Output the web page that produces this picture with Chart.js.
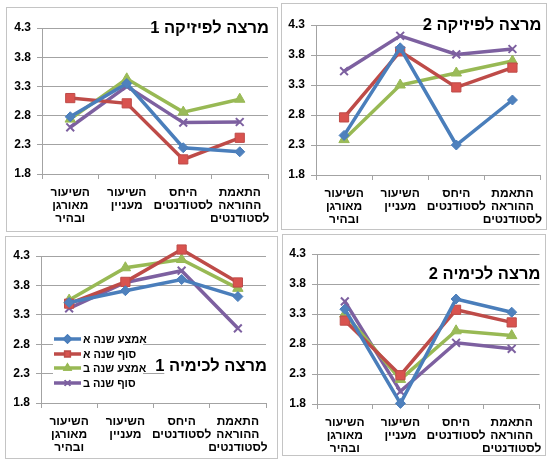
<!DOCTYPE html>
<html><head><meta charset="utf-8">
<script src="https://cdn.jsdelivr.net/npm/chart.js@4.4.1/dist/chart.umd.min.js"></script>
<style>
html,body{margin:0;padding:0;background:#fff;}
body{width:549px;height:459px;position:relative;overflow:hidden;}
.panel{position:absolute;box-sizing:border-box;border:1px solid #c4c4c4;background:#fff;}
.panel canvas{position:absolute;left:0;top:0;}
</style></head>
<body>
<div class="panel" id="p0"><canvas id="c0"></canvas></div>
<div class="panel" id="p1"><canvas id="c1"></canvas></div>
<div class="panel" id="p2"><canvas id="c2"></canvas></div>
<div class="panel" id="p3"><canvas id="c3"></canvas></div>
<script>
// ---- data ----
const categories = [['השיעור','מאורגן','ובהיר'], ['השיעור','מעניין'], ['היחס','לסטודנטים'], ['התאמת','ההוראה','לסטודנטים']];
const seriesNames = ['אמצע שנה א', 'סוף שנה א', 'אמצע שנה ב', 'סוף שנה ב'];
const yTicks = [1.8, 2.3, 2.8, 3.3, 3.8, 4.3];
const chartTitles = ['מרצה לפיזיקה 1', 'מרצה לפיזיקה 2', 'מרצה לכימיה 1', 'מרצה לכימיה 2'];

const physics1MidA = [2.78, 3.35, 2.25, 2.18];
const physics1EndA = [3.10, 3.01, 2.05, 2.42];
const physics1MidB = [2.74, 3.43, 2.86, 3.08];
const physics1EndB = [2.60, 3.30, 2.68, 2.69];

const physics2MidA = [2.46, 3.92, 2.30, 3.05];
const physics2EndA = [2.76, 3.86, 3.26, 3.59];
const physics2MidB = [2.39, 3.30, 3.50, 3.70];
const physics2EndB = [3.53, 4.12, 3.81, 3.90];

const chemistry1MidA = [3.51, 3.71, 3.90, 3.61];
const chemistry1EndA = [3.49, 3.86, 4.41, 3.85];
const chemistry1MidB = [3.55, 4.10, 4.24, 3.75];
const chemistry1EndB = [3.41, 3.85, 4.05, 3.07];

const chemistry2MidA = [3.38, 1.81, 3.55, 3.33];
const chemistry2EndA = [3.19, 2.28, 3.37, 3.16];
const chemistry2MidB = [3.30, 2.21, 3.02, 2.94];
const chemistry2EndB = [3.51, 2.01, 2.82, 2.72];

const panelSeries = [
  [physics1MidA, physics1EndA, physics1MidB, physics1EndB],
  [physics2MidA, physics2EndA, physics2MidB, physics2EndB],
  [chemistry1MidA, chemistry1EndA, chemistry1MidB, chemistry1EndB],
  [chemistry2MidA, chemistry2EndA, chemistry2MidB, chemistry2EndB]
];

// ---- styles ----
const lineColors = ['#4a7ebb', '#be4b48', '#98b954', '#7d60a0'];
const markerFill = ['#4f81bd', '#d9534f', '#9bbb59', '#8064a2'];
const markerStyles = ['rectRot', 'rect', 'triangle', 'crossRot'];
const markerRadius = [5, 6.5, 6, 5.5];
const gridColor = '#a3a3a3';

// panel box (absolute) and plot area (absolute)
const layouts = [
  {box:{x:6,y:7,w:272,h:225}, plot:{l:41,r:267,t:27,b:173}, title:{}},
  {box:{x:281,y:3,w:266,h:227}, plot:{l:315,r:540,t:24,b:174}, title:{}},
  {box:{x:5,y:236,w:273,h:223}, plot:{l:40,r:265,t:255,b:402}, title:{y:365}, legend:true},
  {box:{x:282,y:234,w:264,h:222}, plot:{l:316,r:542,t:253,b:403}, title:{y:273}}
];

const hebFont = '"Liberation Sans", Arial, "DejaVu Sans", sans-serif';

function makePlugin(idx, L) {
  return {
    id: 'overlay' + idx,
    afterDraw(chart) {
      const ctx = chart.ctx;
      const area = chart.chartArea;
      ctx.save();
      // title
      ctx.font = 'bold 16.5px ' + hebFont;
      ctx.direction = 'rtl';
      ctx.textAlign = 'right';
      ctx.textBaseline = 'middle';
      const txt = chartTitles[idx];
      const tw = ctx.measureText(txt).width;
      const tx = area.right + 1;
      const ty = (L.title.y !== undefined) ? (L.title.y - L.box.y) : area.top;
      ctx.fillStyle = '#fff';
      ctx.fillRect(tx - tw + 9, ty - 10, tw - 8, 20);
      ctx.fillStyle = '#000';
      ctx.fillText(txt, tx, ty);
      // legend
      if (L.legend) {
        const x0 = 53 - L.box.x;
        const rows = [338, 353, 367, 382];
        ctx.fillStyle = '#fff';
        ctx.fillRect(x0 - 1, rows[0] - L.box.y - 8, 90, rows[3] - rows[0] + 16);
        ctx.font = 'bold 11px ' + hebFont;
        for (let i = 0; i < 4; i++) {
          const yy = rows[i] - L.box.y;
          ctx.strokeStyle = lineColors[i];
          ctx.lineWidth = 3.5;
          ctx.beginPath();
          ctx.moveTo(x0, yy);
          ctx.lineTo(x0 + 27, yy);
          ctx.stroke();
          ctx.fillStyle = markerFill[i];
          ctx.lineWidth = 1.5;
          Chart.helpers.drawPoint(ctx, {pointStyle: markerStyles[i], radius: 4, borderWidth: 1.5}, x0 + 13.5, yy);
          ctx.fill();
          ctx.stroke();
          ctx.fillStyle = '#000';
          ctx.direction = 'rtl';
          ctx.textAlign = 'left';
          ctx.textBaseline = 'middle';
          ctx.fillText(seriesNames[i], x0 + 29, yy + 1);
        }
      }
      ctx.restore();
    }
  };
}

layouts.forEach((L, idx) => {
  const panel = document.getElementById('p' + idx);
  panel.style.left = L.box.x + 'px';
  panel.style.top = L.box.y + 'px';
  panel.style.width = L.box.w + 'px';
  panel.style.height = L.box.h + 'px';
  const canvas = document.getElementById('c' + idx);
  canvas.width = L.box.w; canvas.height = L.box.h;
  canvas.style.width = L.box.w + 'px'; canvas.style.height = L.box.h + 'px';

  const yWidth = L.plot.l - L.box.x;
  const xHeight = L.box.y + L.box.h - L.plot.b;
  const padTop = L.plot.t - L.box.y;
  const padRight = L.box.x + L.box.w - L.plot.r;

  const datasets = panelSeries[idx].map((vals, i) => ({
    label: seriesNames[i],
    data: vals,
    borderColor: lineColors[i],
    backgroundColor: markerFill[i],
    pointBackgroundColor: markerFill[i],
    pointBorderColor: lineColors[i],
    pointStyle: markerStyles[i],
    pointRadius: markerRadius[i],
    pointBorderWidth: markerStyles[i] === 'crossRot' ? 2 : 1,
    borderWidth: 3.5,
    tension: 0,
    clip: false
  }));

  new Chart(canvas, {
    type: 'line',
    data: { labels: categories, datasets },
    options: {
      responsive: false,
      animation: false,
      devicePixelRatio: 1,
      layout: { padding: { top: padTop, right: padRight, left: 0, bottom: 0 } },
      plugins: { legend: { display: false }, tooltip: { enabled: false }, title: { display: false } },
      scales: {
        x: {
          offset: true,
          grid: { display: true, offset: true, drawOnChartArea: false, drawTicks: true, tickLength: 5, color: gridColor },
          border: { display: true, color: gridColor, width: 1 },
          ticks: { color: '#000', font: { family: hebFont, size: 12, weight: 'bold', lineHeight: 1.1 }, padding: 7, maxRotation: 0, autoSkip: false },
          afterFit(s) { s.height = xHeight; s.paddingLeft = 0; s.paddingRight = 0; }
        },
        y: {
          min: 1.8, max: 4.3,
          afterBuildTicks(s) { s.ticks = yTicks.map(v => ({ value: v })); },
          grid: { color: gridColor, lineWidth: 1, drawTicks: true, tickLength: 5 },
          border: { display: true, color: gridColor, width: 1 },
          ticks: { color: '#000', font: { family: '"Liberation Sans", Arial, sans-serif', size: 12, weight: 'bold' }, padding: 6,
                   callback: v => Number(v).toFixed(1) },
          afterFit(s) { s.width = yWidth; s.paddingTop = 0; s.paddingBottom = 0; }
        }
      }
    },
    plugins: [makePlugin(idx, L)]
  });
});
</script>
</body></html>
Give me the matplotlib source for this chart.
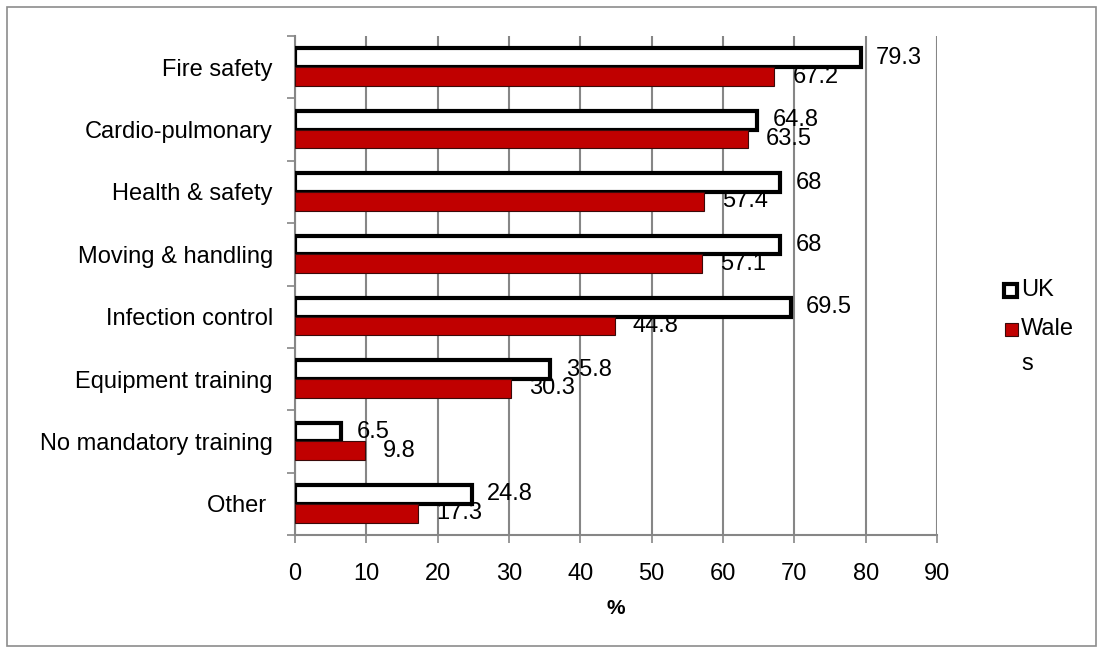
import numpy as np
import matplotlib.pyplot as plt
from matplotlib.patches import Rectangle

categories = ['Fire safety', 'Cardio-pulmonary', 'Health & safety', 'Moving & handling',
              'Infection control', 'Equipment training', 'No mandatory training', 'Other ']
uk = [79.3, 64.8, 68, 68, 69.5, 35.8, 6.5, 24.8]
wales = [67.2, 63.5, 57.4, 57.1, 44.8, 30.3, 9.8, 17.3]
uk_labels = ['79.3', '64.8', '68', '68', '69.5', '35.8', '6.5', '24.8']
wales_labels = ['67.2', '63.5', '57.4', '57.1', '44.8', '30.3', '9.8', '17.3']
series = ['UK', 'Wale\ns']

plt.rcParams['font.family'] = ['Liberation Sans', 'DejaVu Sans']
FS = 17
GRID = '#868686'
RED = '#C00000'
W, H = 1103, 652

fig = plt.figure(figsize=(W / 100, H / 100), dpi=100)
ax = fig.add_axes([0.2675, 0.1794, 0.582, 0.7654])

n = len(categories)
pos = np.arange(n)[::-1]  # first category on top
h = 0.3

ax.barh(pos + h / 2, uk, height=h, color='white', edgecolor='black', linewidth=3, zorder=3)
ax.barh(pos - h / 2, wales, height=h, color=RED, edgecolor='#3a0a0a', linewidth=0.8, zorder=3)

for p, v, t in zip(pos, uk, uk_labels):
    ax.annotate(t, (v, p + h / 2), xytext=(11, 0), textcoords='offset points',
                va='center', ha='left', fontsize=FS)
for p, v, t in zip(pos, wales, wales_labels):
    ax.annotate(t, (v, p - h / 2), xytext=(13, 0), textcoords='offset points',
                va='center', ha='left', fontsize=FS)

ax.set_xlim(0, 90)
ax.set_ylim(-0.5, n - 0.5)
ax.set_xticks(range(0, 91, 10))
ax.tick_params(axis='x', labelsize=FS, length=6, width=1.2, color=GRID, pad=14)
ax.set_yticks(pos)
ax.set_yticklabels(categories, fontsize=FS)
ax.tick_params(axis='y', length=0, pad=16)
# category separator ticks
ax.set_yticks(np.arange(-0.5, n, 1), minor=True)
ax.tick_params(axis='y', which='minor', length=6, width=1.2, color=GRID)
ax.grid(axis='x', color=GRID, linewidth=1.5, zorder=0)
ax.set_axisbelow(True)
for s in ['top', 'right']:
    ax.spines[s].set_visible(False)
for s in ['left', 'bottom']:
    ax.spines[s].set_color(GRID)
    ax.spines[s].set_linewidth(1.5)
ax.set_xlabel('%', fontsize=FS - 2, fontweight='bold', labelpad=10)

# legend drawn by hand so the handle sits on the first line of the wrapped label
def px(x, y):
    return x / W, 1 - y / H

x0, y0 = px(1004, 297)
fig.patches.append(Rectangle((x0, y0), 13 / W, 13 / H, transform=fig.transFigure,
                             facecolor='white', edgecolor='black', linewidth=3))
x0, y0 = px(1005, 336)
fig.patches.append(Rectangle((x0, y0), 13 / W, 13 / H, transform=fig.transFigure,
                             facecolor=RED, edgecolor='#3a0a0a', linewidth=0.8))
fig.text(*px(1021, 290), series[0], fontsize=FS, va='center', ha='left')
fig.text(*px(1021, 318), series[1], fontsize=FS, va='top', ha='left', linespacing=1.75)

fig.patches.append(Rectangle((0.006, 0.009), 0.988, 0.981, transform=fig.transFigure,
                             fill=False, edgecolor='#8c8c8c', linewidth=1.2))

fig.savefig('out.png', dpi=100)
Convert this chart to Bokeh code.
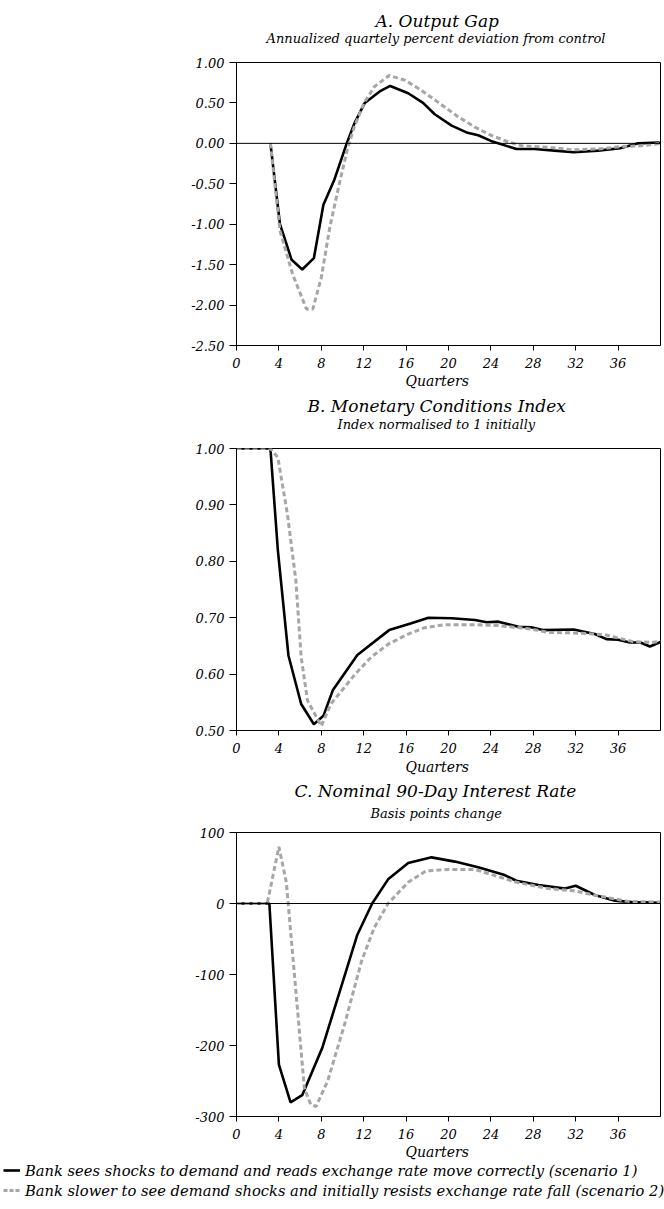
from bokeh.plotting import figure
from bokeh.models import Range1d, FixedTicker, NumeralTickFormatter, Span, Title, Legend, LegendItem
from bokeh.layouts import column
from bokeh.embed import file_html
from bokeh.resources import INLINE

# ---------------- data ----------------
# Panel A: Output gap
qa_black = [3.2, 4.1, 5.2, 6.2, 7.3, 8.2, 9.2, 10.4, 11.1, 12.1, 13.6, 14.5, 16.2, 17.6, 18.7, 20.3, 21.8, 22.8, 24.0, 26.4, 28.1, 30.0, 31.8, 34.1, 36.2, 37.9, 39.8, 40.0]
va_black = [0.00, -1.00, -1.44, -1.56, -1.42, -0.76, -0.46, 0.00, 0.24, 0.50, 0.65, 0.71, 0.62, 0.50, 0.36, 0.22, 0.13, 0.10, 0.03, -0.07, -0.07, -0.09, -0.11, -0.09, -0.06, 0.00, 0.01, 0.00]
qa_gray = [3.2, 4.1, 5.3, 6.6, 7.2, 8.0, 8.8, 9.7, 10.5, 11.1, 12.0, 13.0, 14.4, 15.9, 17.4, 19.0, 20.9, 22.5, 24.0, 25.6, 26.9, 29.4, 31.8, 34.1, 36.3, 38.2, 40.0]
va_gray = [0.00, -1.08, -1.62, -2.05, -2.05, -1.66, -1.04, -0.50, -0.05, 0.20, 0.49, 0.70, 0.84, 0.78, 0.66, 0.51, 0.33, 0.20, 0.10, 0.02, -0.03, -0.05, -0.08, -0.07, -0.04, -0.03, 0.00]

# Panel B: Monetary conditions index
qb_black = [0, 3.2, 3.9, 4.9, 6.1, 7.3, 8.2, 9.1, 11.4, 14.4, 16.5, 18.1, 20.3, 22.5, 23.6, 24.7, 26.6, 27.8, 28.9, 31.8, 33.8, 34.9, 36.0, 37.1, 38.1, 39.0, 40.0]
vb_black = [1.0, 1.0, 0.82, 0.633, 0.547, 0.511, 0.526, 0.572, 0.634, 0.678, 0.69, 0.70, 0.699, 0.696, 0.692, 0.693, 0.684, 0.683, 0.678, 0.679, 0.671, 0.662, 0.661, 0.656, 0.656, 0.649, 0.657]
qb_gray = [0, 3.2, 3.9, 4.8, 5.6, 6.1, 6.7, 8.0, 8.9, 11.2, 12.7, 14.3, 16.2, 17.7, 19.6, 22.5, 24.7, 27.8, 29.4, 31.8, 34.7, 37.3, 39.2, 40.0]
vb_gray = [1.0, 1.0, 0.984, 0.884, 0.766, 0.63, 0.553, 0.508, 0.547, 0.60, 0.63, 0.653, 0.671, 0.682, 0.6875, 0.6875, 0.686, 0.68, 0.674, 0.673, 0.67, 0.658, 0.656, 0.658]

# Panel C: Nominal 90-day interest rate (basis points)
qc_black = [0, 3.1, 4.0, 5.1, 6.2, 8.1, 11.4, 12.8, 14.3, 16.2, 18.4, 20.6, 22.8, 25.3, 26.4, 28.5, 31.0, 32.0, 33.8, 35.7, 37.3, 40.0]
vc_black = [0, 0, -227, -280, -270, -203, -44, 0, 34, 57, 65, 59, 51, 40, 32, 26, 21, 25, 12, 4, 2, 1]
qc_gray = [0, 2.9, 4.0, 4.7, 5.6, 6.4, 7.0, 7.5, 8.6, 10.2, 11.8, 13.0, 14.3, 16.2, 17.9, 20.0, 22.5, 24.0, 26.4, 29.4, 31.8, 34.4, 36.9, 40.0]
vc_gray = [0, 0, 80, 30, -123, -260, -283, -286, -250, -170, -81, -34, 0, 30, 46, 48, 48, 41, 30, 21, 18, 10, 3, 2]

x_ticks = [0, 4, 8, 12, 16, 20, 24, 28, 32, 36]
ticks_a = [-2.5, -2.0, -1.5, -1.0, -0.5, 0.0, 0.5, 1.0]
ticks_b = [0.5, 0.6, 0.7, 0.8, 0.9, 1.0]
ticks_c = [-300, -200, -100, 0, 100]

label_1 = "Bank sees shocks to demand and reads exchange rate move correctly (scenario 1)"
label_2 = "Bank slower to see demand shocks and initially resists exchange rate fall (scenario 2)"

FONT = "DejaVu Serif"
GRAY = "#a6a6a6"


def ttl(text, size, standoff, offset):
    return Title(text=text, align="left", offset=offset, text_font=FONT, text_font_style="italic",
                 text_font_size=size, text_color="black", standoff=standoff)


def make_panel(title, subtitle, qb, vb, qg, vg, yr, yticks, yfmt, top, fh, bottom, zero,
               t_so, t_off, s_so, s_off, q_so):
    p = figure(width=664, height=top + fh + bottom, x_range=Range1d(0, 40), y_range=Range1d(*yr),
               output_backend="svg", toolbar_location=None, title=None,
               min_border_left=236, min_border_right=4, min_border_top=top, min_border_bottom=bottom)
    p.xgrid.visible = False
    p.ygrid.visible = False
    p.outline_line_color = "black"
    p.outline_line_alpha = 1.0
    p.outline_line_width = 1
    for ax in (p.xaxis[0], p.yaxis[0]):
        ax.axis_line_color = "black"
        ax.major_tick_line_color = "black"
        ax.minor_tick_line_color = None
        ax.major_tick_in = 0
        ax.major_label_text_font = FONT
        ax.major_label_text_font_style = "italic"
        ax.major_label_text_font_size = "13px"
        ax.major_label_text_color = "black"
    p.xaxis.ticker = FixedTicker(ticks=x_ticks)
    p.xaxis.major_tick_out = 5
    p.xaxis.major_label_standoff = 7
    p.yaxis.ticker = FixedTicker(ticks=yticks)
    p.yaxis.formatter = NumeralTickFormatter(format=yfmt)
    p.yaxis.major_tick_out = 7
    p.yaxis.major_label_standoff = 5
    if zero:
        p.add_layout(Span(location=0, dimension="width", line_color="black", line_width=1))
    p.line(qb, vb, line_color="black", line_width=2.6)
    p.line(qg, vg, line_color=GRAY, line_width=3, line_dash="5 3")
    p.add_layout(ttl(subtitle, "13px", s_so, s_off), "above")
    p.add_layout(ttl(title, "17px", t_so, t_off), "above")
    p.add_layout(ttl("Quarters", "14px", q_so, 169), "below")
    return p


pa = make_panel("A. Output Gap", "Annualized quartely percent deviation from control",
                qa_black, va_black, qa_gray, va_gray, (-2.5, 1.0), ticks_a, "0.00",
                62, 283, 47, True, -38, 139, 34, 30, 1)
pb = make_panel("B. Monetary Conditions Index", "Index normalised to 1 initially",
                qb_black, vb_black, qb_gray, vb_gray, (0.5, 1.0), ticks_b, "0.00",
                56, 282, 47, False, -35, 71, 33, 101, 2)
pc = make_panel("C. Nominal 90-Day Interest Rate", "Basis points change",
                qc_black, vc_black, qc_gray, vc_gray, (-300, 100), ticks_c, "0",
                55, 284, 44, True, -18, 58, 24, 134, 0)

# legend strip (separate root so that its frame is not aligned with the panels)
nan = float("nan")
pl = figure(width=664, height=49, x_range=Range1d(0, 1), y_range=Range1d(0, 1),
            x_axis_type=None, y_axis_type=None, output_backend="svg", toolbar_location=None,
            title=None, min_border=0, outline_line_color=None)
pl.grid.visible = False
r1 = pl.line([nan, nan], [nan, nan], line_color="black", line_width=2.6)
r2 = pl.line([nan, nan], [nan, nan], line_color=GRAY, line_width=3, line_dash="4 2")
leg = Legend(items=[LegendItem(label=label_1, renderers=[r1]), LegendItem(label=label_2, renderers=[r2])],
             location=(3, 9), margin=0, padding=0, spacing=0, glyph_width=17, glyph_height=20,
             label_height=20, label_standoff=5, border_line_color=None, background_fill_alpha=0,
             label_text_font=FONT, label_text_font_style="italic", label_text_font_size="14.7px",
             label_text_color="black")
pl.add_layout(leg)

layout = column(pa, pb, pc, spacing=0)
open("out.html", "w").write(file_html([layout, pl], INLINE))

■ ■ ■ ■ ■ ■ ■

#### Work to complete
Without any pictures, set down the lines from the one holding "Give me the matplotlib source for this chart." through the one holding "from matplotlib.patches import Rectangle".

#### Output
Give me the matplotlib source for this chart.
import numpy as np
import matplotlib.pyplot as plt
from matplotlib.patches import Rectangle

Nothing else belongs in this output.